Port of St. Helens aims to be renewable energy hotbed
By Erik Siemers, Business Journal Staff Writer
Business Journal Staff Writer
The Port of St. Helens is embarking on an expansion that could make its Port Westward industrial park one of the state’s hotbeds for renewable energy development.
In March the port approved a deal for more than 850 acres, nearly doubling the industrial park’s 904-acre footprint
It also approved an option to buy another 574 acres.
Executive Director Gerry Meyer said the port’s plan is to develop Port Westward into an energy park, using its deep-water access, electricity transmission infrastructure and rail system as bait to lure prospective green developers.

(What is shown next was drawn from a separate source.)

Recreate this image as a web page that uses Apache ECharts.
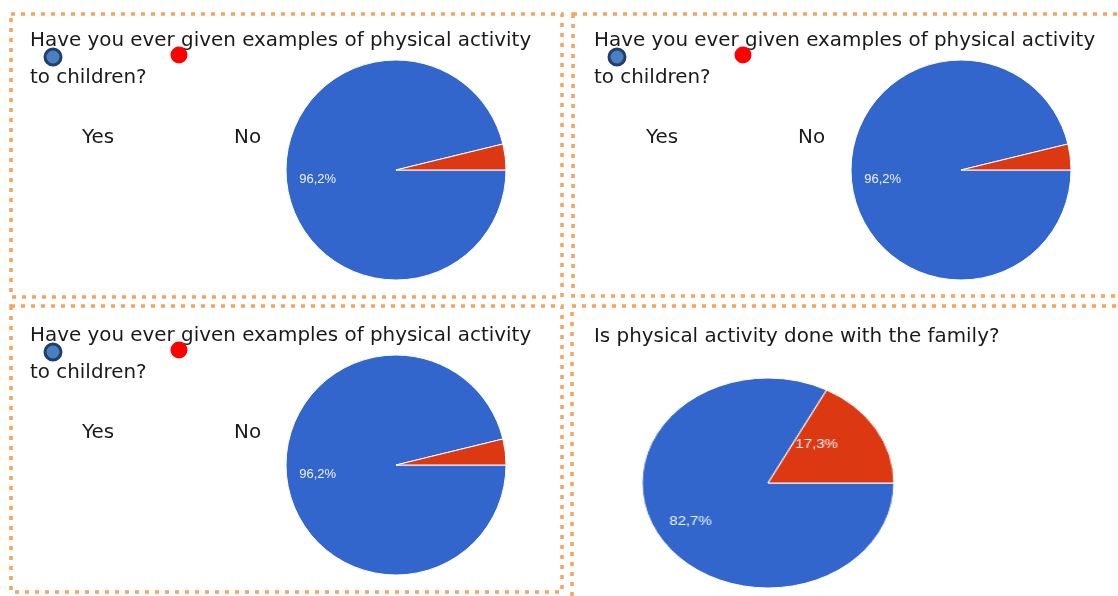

Already, port officials have reached a deal with Colorado-based Community Energy Systems LLC, which plans to break ground later this year on a multi-phase biomass energy and industrial waste recycling development that is expected to cost more than $200 million.
Meyer said the port expects to ink another deal with a biomass energy developer within the next two months.
"We’re getting folks from all around the country interested in this site," Meyer said.
The Port of St. Helens covers much of Columbia County, including five industrial parks, the Scappoose Bay Marina and the Scappoose Industrial Airport. It is about 30 miles northwest of Portland.
But its biggest growth potential lies within the 900-acre Port Westward development north of Clatskanie along the Columbia River.
The former U.S. Army ammunition depot is now home to two Portland General Electric natural gas-fired power plants and the ethanol production facility once operated by the now-bankrupt Cascade Grain Products.
Even without the new land acquisitions, Port Westward’s prospects were improving.
Already under development at Port Westward is a 90,000-square-foot plastic bottle recycling facility.
The project, which could cost as much as $25 million and employ 100, is the product of ORPET, a partnership between the Oregon Beverage Recycling Cooperative and a team of leaders from the plastics recycling industry.
The Cascade Grain plant also could see new life.
Longview, Wash., construction firm J.H. Kelly acquired the plant out of bankruptcy and is entertaining offers from at least two interested buyers.
The port hopes a deal for the plant can be concluded within the next few months.
Columbia County Commissioner Tony Hyde said Port Westward’s potential for growth is possible thanks to collaborations between the port, the county and the state to build up the site’s infrastructure.
In the past decade, around $24 million has been spent on improvements to roads, a water supply system and rail infrastructure, paid for by various sources including state and federal grants and significant tax-increment financing by the county.
Hyde said the commission is on a quest to reverse an economic decline in that section of the county, where census data from 1990 and 2000 showed negative growth.
"It was to me the most blighted part of the county. Now it has a real future," Hyde said. "I have high expectations. I truly do. I’m really expecting some great things out of our investment there."
The deal with Community Energy Systems is a sign that those expectations are realistic.
Brett Kencairn, the company’s vice president for program development, said the plan is to break ground by the end of the year on the project’s first phase.
The first phase includes facilities capable of turning green waste and construction waste into a natural gas product, which will be fed into an initial 3-megawatt electric generation plant.
By the end of 2011, the company hopes to have the initial work completed, along with an expansion to 25 megawatts of electricity production, representing a roughly $100 million investment.
Kencairn said the company hopes to later develop a facility that will turn its waste-produced natural gas into biodiesel, a project that will more than double the size of the investment.
Meyer said with Port Westward’s abundance of resources — most critically its available land and ready-to-use infrastructure — has so much potential for development that “the possibilities are endless.”
"There are just not pieces of property (this size) available anymore," Meyer said. "With the rail infrastructure we’ve put in, we just feel like we’ve really got something."